# Switch Panel help??



## baptistpreach (Dec 27, 2008)

I'm very interested about some of the cool switch panels I've seen on some of the boats here, but no one I've seen tells where they got their's from or how much they were. So please, tell me where you got yours, if you like it, or any suggestions for where I can get a good one, however, I am CHEAP! I just can't bring myself to spend $60 on one.

Also, I saw one that has a battery meter displayed which was awesome, how could I do that on mine? Could I get a display meter like that cheap?

Could I use the switches from the Wal-Mart auto audio section? I've seen a 3 switch lighted LED one that I thought was nice and good price too. Thanks for the help!


----------



## baptistpreach (Dec 27, 2008)

I think yours was the one that got me looking and envying! How does the battery meter work for you? Is it accurate? and do you have to hit the switch to see where it is?

Also, am I misreading or isn't that one $60?


----------



## ShadowWalker (Dec 27, 2008)

Basspro also has a few. Thats where I got mine with 12v outlet and battery meter. I think it ran me 30 or 35


----------



## Henry Hefner (Dec 27, 2008)

baptistpreach said:


> I'm very interested about some of the cool switch panels I've seen on some of the boats here, but no one I've seen tells where they got their's from or how much they were. So please, tell me where you got yours, if you like it, or any suggestions for where I can get a good one, however, I am CHEAP! I just can't bring myself to spend $60 on one.
> 
> Also, I saw one that has a battery meter displayed which was awesome, how could I do that on mine? Could I get a display meter like that cheap?
> 
> Could I use the switches from the Wal-Mart auto audio section? I've seen a 3 switch lighted LED one that I thought was nice and good price too. Thanks for the help!

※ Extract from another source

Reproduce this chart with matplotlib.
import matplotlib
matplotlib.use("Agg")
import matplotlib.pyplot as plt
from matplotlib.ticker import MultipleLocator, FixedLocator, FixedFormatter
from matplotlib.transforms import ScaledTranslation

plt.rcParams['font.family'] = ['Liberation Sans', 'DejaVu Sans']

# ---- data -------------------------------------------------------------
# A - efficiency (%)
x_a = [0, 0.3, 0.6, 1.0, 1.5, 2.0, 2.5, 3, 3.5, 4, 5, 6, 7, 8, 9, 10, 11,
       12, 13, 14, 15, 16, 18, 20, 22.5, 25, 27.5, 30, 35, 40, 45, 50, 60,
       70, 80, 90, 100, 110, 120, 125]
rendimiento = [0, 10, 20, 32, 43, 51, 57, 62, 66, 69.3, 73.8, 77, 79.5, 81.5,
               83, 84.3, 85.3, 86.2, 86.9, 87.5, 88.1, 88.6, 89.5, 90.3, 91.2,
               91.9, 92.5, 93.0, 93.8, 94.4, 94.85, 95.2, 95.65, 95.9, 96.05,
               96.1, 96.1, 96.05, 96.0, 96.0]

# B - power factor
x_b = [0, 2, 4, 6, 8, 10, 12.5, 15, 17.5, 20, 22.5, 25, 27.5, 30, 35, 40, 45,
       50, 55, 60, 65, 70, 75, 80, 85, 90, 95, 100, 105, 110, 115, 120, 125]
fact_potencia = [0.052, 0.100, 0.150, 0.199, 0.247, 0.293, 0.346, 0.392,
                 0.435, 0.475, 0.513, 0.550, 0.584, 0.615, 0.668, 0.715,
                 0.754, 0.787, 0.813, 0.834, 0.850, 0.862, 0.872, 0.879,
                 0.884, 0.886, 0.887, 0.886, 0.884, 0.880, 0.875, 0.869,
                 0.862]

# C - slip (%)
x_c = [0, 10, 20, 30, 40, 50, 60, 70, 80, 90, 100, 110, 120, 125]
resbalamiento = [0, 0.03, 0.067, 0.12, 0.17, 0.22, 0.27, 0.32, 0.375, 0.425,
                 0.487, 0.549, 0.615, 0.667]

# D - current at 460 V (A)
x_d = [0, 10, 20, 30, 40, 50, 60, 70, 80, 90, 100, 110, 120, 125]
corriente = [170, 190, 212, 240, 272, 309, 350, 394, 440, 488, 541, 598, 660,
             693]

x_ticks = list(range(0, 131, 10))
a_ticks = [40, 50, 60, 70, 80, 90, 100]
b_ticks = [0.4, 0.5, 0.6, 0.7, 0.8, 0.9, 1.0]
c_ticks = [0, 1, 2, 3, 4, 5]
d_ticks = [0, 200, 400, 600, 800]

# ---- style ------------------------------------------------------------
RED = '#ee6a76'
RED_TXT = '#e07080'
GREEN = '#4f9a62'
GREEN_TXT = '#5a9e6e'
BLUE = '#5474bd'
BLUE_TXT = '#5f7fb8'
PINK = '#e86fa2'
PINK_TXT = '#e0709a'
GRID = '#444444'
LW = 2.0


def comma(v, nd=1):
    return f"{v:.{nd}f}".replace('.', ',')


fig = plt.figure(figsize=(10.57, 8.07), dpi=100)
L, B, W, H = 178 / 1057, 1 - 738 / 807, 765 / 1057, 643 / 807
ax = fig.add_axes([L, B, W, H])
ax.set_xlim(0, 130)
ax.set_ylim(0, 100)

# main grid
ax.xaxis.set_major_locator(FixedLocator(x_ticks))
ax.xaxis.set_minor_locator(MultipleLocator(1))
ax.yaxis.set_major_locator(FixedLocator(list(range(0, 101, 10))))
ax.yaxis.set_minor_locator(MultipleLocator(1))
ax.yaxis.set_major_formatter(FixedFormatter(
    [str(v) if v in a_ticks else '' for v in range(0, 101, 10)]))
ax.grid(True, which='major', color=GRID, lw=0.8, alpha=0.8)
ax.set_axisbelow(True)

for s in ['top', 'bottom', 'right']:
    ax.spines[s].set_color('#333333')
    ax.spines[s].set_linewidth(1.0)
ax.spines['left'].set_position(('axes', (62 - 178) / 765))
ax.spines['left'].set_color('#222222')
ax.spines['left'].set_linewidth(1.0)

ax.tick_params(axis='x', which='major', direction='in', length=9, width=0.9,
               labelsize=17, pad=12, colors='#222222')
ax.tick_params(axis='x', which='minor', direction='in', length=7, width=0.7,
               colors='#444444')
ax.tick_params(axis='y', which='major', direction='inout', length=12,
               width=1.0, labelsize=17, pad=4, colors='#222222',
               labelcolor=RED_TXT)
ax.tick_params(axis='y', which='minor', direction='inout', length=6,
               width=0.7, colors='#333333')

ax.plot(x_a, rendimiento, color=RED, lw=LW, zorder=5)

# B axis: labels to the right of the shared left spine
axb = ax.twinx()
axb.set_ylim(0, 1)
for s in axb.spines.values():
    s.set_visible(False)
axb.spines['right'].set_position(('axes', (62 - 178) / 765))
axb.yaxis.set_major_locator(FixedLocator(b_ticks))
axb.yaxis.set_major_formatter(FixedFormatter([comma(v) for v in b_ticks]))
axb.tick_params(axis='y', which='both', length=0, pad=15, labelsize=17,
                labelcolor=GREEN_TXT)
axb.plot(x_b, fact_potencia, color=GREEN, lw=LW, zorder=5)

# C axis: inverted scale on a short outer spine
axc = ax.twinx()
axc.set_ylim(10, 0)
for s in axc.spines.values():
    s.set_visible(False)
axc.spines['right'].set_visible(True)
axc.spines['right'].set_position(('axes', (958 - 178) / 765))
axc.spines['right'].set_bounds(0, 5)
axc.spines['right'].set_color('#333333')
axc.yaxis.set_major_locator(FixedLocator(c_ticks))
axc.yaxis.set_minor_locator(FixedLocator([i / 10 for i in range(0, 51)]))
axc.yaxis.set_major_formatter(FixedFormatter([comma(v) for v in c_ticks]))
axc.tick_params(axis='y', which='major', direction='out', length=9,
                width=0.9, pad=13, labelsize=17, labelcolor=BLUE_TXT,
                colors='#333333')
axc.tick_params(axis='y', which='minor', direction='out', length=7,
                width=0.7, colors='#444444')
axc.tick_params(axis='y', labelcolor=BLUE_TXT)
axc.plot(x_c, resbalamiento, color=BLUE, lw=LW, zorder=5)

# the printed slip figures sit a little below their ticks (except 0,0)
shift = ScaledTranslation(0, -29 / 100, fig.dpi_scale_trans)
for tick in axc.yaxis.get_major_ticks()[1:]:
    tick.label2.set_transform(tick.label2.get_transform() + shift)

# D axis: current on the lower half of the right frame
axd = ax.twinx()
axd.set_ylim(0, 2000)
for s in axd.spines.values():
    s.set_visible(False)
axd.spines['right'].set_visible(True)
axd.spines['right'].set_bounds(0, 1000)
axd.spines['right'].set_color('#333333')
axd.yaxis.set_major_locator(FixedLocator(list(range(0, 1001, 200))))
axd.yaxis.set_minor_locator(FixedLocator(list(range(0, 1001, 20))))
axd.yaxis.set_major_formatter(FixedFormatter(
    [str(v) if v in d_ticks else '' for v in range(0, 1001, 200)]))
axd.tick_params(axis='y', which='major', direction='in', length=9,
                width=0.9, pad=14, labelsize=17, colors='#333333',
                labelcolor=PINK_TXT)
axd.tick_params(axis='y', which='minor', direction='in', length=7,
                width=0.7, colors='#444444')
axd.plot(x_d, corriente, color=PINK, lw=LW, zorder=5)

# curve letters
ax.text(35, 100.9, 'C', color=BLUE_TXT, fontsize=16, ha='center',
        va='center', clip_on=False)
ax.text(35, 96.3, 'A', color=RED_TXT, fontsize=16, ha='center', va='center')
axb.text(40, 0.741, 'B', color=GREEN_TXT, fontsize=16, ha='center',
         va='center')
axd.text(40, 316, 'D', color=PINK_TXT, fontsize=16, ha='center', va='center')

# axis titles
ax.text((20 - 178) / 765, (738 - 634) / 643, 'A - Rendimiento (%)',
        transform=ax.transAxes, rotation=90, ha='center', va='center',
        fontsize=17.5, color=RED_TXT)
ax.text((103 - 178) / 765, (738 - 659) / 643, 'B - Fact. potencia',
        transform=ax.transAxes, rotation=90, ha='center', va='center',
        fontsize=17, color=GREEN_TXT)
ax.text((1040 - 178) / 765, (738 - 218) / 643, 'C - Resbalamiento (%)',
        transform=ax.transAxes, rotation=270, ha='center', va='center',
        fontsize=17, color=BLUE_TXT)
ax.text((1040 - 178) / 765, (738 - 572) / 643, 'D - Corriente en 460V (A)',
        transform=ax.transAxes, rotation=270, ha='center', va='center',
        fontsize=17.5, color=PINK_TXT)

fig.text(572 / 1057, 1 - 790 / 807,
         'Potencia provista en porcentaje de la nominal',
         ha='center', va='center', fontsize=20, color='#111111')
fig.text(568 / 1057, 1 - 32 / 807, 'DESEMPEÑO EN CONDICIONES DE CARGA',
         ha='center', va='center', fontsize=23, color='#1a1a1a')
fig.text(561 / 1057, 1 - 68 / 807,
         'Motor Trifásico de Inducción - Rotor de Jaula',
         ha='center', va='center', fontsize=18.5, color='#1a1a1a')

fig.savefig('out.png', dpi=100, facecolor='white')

Cheap? I prefer to think I'm just being a good steward of what the Lord has entrusted me with! you sound like a man after my own heart, though. If you really want to see a cheap switch panel, check out my boat mod: https://theminnowbucket.weebly.com/ Look about 2/3 of the way down the page. I can't tell you anything about battery meters, though.


----------



## baptistpreach (Dec 27, 2008)

Very nice job! I might just do something like that!


----------



## fowlmood77 (Dec 28, 2008)

E-bay


----------



## bassboy1 (Dec 29, 2008)

I used these, and made a panel for them out of some diamond plate. 
https://shop.genuinedealz.com/Contura Panel Switches/Single Pole Single Throw/with Red Lens/

Any good quality toggle switch, into a panel made of aluminum or plexiglass will work just dandy. Most these days use spade terminals, so allow those into your wiring.


----------



## Big Buck (Dec 29, 2008)

I bought mine at Bass Pro and I think that I paid like 25.00 or 30.00 for it. It has three lighted rocker switches, two battery meters and a cigarette lighter/12 volt plug.


----------



## baptistpreach (Dec 30, 2008)

Yea, I really like that one you've got, I found it at bass pro.com, I'm probably gonna get it. Did you get yours online?


----------



## Ouachita (Dec 31, 2008)

If you want cheap here is what did for mine. It is a electrical junction box from Lowes with a 3 way switch for the lights and toggle switches for bilge and interior lights.


----------



## ACarbone624 (Dec 31, 2008)

Ouachita said:


> If you want cheap here is what did for mine. It is a electrical junction box from Lowes with a 3 way switch for the lights and toggle switches for bilge and interior lights.



Thats a great idea! =D>


----------



## baptistpreach (Dec 31, 2008)

Ouachita said:


> If you want cheap here is what did for mine. It is a electrical junction box from Lowes with a 3 way switch for the lights and toggle switches for bilge and interior lights.



How much is that?


----------



## Ouachita (Dec 31, 2008)

The box was around $4. The whole thing with switches was probably $15.


----------



## VBTravisD (Feb 6, 2009)

jirwin6985 said:


> Hey I have one in my boat that has the battery meter
> 
> 
> 
> ...



that waterproof? Boater's world has it for $30. is it hard to install too?


----------



## VBTravisD (Feb 8, 2009)

Do you have a picture of your wiring? I am just trying to figure out the 12V wiring.


----------